• **AVAILABLE DATA**:
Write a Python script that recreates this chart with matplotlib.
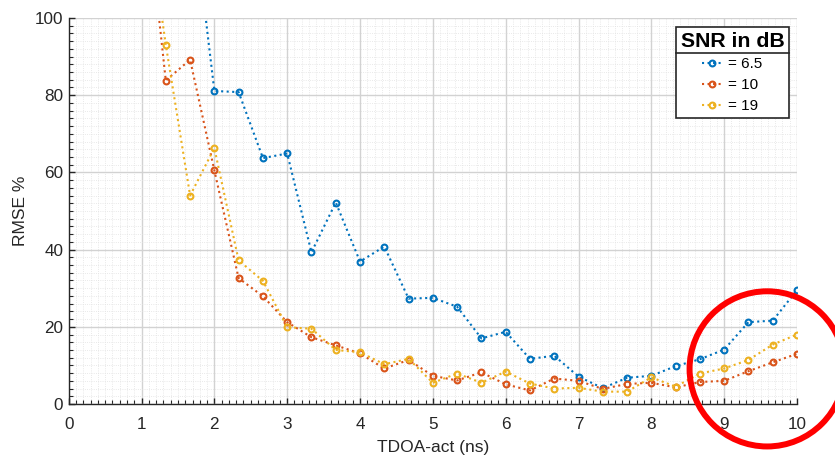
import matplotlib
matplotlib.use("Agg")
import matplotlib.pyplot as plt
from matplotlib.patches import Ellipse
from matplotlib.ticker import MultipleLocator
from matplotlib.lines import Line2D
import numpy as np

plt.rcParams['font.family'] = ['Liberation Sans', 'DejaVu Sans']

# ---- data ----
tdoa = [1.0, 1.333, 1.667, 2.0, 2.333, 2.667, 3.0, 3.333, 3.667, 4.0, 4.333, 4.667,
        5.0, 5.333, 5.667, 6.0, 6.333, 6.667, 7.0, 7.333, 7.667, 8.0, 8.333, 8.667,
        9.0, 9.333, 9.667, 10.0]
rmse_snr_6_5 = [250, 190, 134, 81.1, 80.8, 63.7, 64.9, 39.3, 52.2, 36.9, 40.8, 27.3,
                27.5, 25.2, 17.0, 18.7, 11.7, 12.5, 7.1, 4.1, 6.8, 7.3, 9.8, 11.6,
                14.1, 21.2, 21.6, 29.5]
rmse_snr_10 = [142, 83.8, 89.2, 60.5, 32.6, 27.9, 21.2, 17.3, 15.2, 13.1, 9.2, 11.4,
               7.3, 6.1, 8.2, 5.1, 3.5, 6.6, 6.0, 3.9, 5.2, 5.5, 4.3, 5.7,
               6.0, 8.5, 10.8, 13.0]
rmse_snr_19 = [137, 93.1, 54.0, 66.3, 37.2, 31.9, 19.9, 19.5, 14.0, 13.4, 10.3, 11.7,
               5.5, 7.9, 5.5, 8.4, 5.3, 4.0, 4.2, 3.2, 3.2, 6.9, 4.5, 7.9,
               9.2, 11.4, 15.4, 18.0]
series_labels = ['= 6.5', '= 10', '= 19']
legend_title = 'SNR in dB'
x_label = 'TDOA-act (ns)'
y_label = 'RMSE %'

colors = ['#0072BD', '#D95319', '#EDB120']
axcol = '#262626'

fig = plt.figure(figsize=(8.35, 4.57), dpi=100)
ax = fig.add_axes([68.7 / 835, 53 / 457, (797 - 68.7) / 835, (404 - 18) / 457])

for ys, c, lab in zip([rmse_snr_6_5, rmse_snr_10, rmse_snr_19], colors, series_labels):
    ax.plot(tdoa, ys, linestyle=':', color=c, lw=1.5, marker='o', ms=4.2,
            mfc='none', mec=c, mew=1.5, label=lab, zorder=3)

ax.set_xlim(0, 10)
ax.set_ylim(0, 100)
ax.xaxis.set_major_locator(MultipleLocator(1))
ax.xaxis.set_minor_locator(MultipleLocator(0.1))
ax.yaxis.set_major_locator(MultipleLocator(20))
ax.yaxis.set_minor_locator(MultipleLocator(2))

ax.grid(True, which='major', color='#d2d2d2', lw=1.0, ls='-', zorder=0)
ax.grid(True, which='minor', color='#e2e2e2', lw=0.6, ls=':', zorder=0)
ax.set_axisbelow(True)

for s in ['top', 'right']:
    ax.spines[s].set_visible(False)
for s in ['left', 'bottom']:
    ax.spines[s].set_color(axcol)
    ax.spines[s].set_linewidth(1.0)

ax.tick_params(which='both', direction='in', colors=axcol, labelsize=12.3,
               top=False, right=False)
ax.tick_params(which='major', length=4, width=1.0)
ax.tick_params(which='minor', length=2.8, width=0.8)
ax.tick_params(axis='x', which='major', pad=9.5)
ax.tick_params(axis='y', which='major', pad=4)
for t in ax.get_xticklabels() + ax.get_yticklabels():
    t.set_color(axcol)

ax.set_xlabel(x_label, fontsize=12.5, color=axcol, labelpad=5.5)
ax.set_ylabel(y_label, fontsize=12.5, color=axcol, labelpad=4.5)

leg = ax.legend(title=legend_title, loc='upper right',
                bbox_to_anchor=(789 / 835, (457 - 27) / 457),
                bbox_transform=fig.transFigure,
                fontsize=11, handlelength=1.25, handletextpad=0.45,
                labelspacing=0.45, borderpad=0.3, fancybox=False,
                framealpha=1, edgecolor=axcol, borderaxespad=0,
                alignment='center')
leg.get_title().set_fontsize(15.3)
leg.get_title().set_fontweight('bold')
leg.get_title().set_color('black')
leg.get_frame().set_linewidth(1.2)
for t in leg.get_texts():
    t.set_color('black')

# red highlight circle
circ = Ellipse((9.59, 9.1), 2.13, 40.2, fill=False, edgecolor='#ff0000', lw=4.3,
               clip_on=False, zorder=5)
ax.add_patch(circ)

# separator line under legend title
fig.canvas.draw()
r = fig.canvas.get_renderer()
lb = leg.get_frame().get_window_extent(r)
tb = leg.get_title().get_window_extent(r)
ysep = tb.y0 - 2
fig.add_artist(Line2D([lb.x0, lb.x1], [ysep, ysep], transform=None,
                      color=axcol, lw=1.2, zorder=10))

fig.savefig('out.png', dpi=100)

• **SET EXERCISE**: From the first line of the material down to the line containing "ax = fig.add_axes([68.7", inclusive, return each line exactly, skipping any picture.

• **OUTPUT BELOW**:
Write a Python script that recreates this chart with matplotlib.
import matplotlib
matplotlib.use("Agg")
import matplotlib.pyplot as plt
from matplotlib.patches import Ellipse
from matplotlib.ticker import MultipleLocator
from matplotlib.lines import Line2D
import numpy as np

plt.rcParams['font.family'] = ['Liberation Sans', 'DejaVu Sans']

# ---- data ----
tdoa = [1.0, 1.333, 1.667, 2.0, 2.333, 2.667, 3.0, 3.333, 3.667, 4.0, 4.333, 4.667,
        5.0, 5.333, 5.667, 6.0, 6.333, 6.667, 7.0, 7.333, 7.667, 8.0, 8.333, 8.667,
        9.0, 9.333, 9.667, 10.0]
rmse_snr_6_5 = [250, 190, 134, 81.1, 80.8, 63.7, 64.9, 39.3, 52.2, 36.9, 40.8, 27.3,
                27.5, 25.2, 17.0, 18.7, 11.7, 12.5, 7.1, 4.1, 6.8, 7.3, 9.8, 11.6,
                14.1, 21.2, 21.6, 29.5]
rmse_snr_10 = [142, 83.8, 89.2, 60.5, 32.6, 27.9, 21.2, 17.3, 15.2, 13.1, 9.2, 11.4,
               7.3, 6.1, 8.2, 5.1, 3.5, 6.6, 6.0, 3.9, 5.2, 5.5, 4.3, 5.7,
               6.0, 8.5, 10.8, 13.0]
rmse_snr_19 = [137, 93.1, 54.0, 66.3, 37.2, 31.9, 19.9, 19.5, 14.0, 13.4, 10.3, 11.7,
               5.5, 7.9, 5.5, 8.4, 5.3, 4.0, 4.2, 3.2, 3.2, 6.9, 4.5, 7.9,
               9.2, 11.4, 15.4, 18.0]
series_labels = ['= 6.5', '= 10', '= 19']
legend_title = 'SNR in dB'
x_label = 'TDOA-act (ns)'
y_label = 'RMSE %'

colors = ['#0072BD', '#D95319', '#EDB120']
axcol = '#262626'

fig = plt.figure(figsize=(8.35, 4.57), dpi=100)
ax = fig.add_axes([68.7 / 835, 53 / 457, (797 - 68.7) / 835, (404 - 18) / 457])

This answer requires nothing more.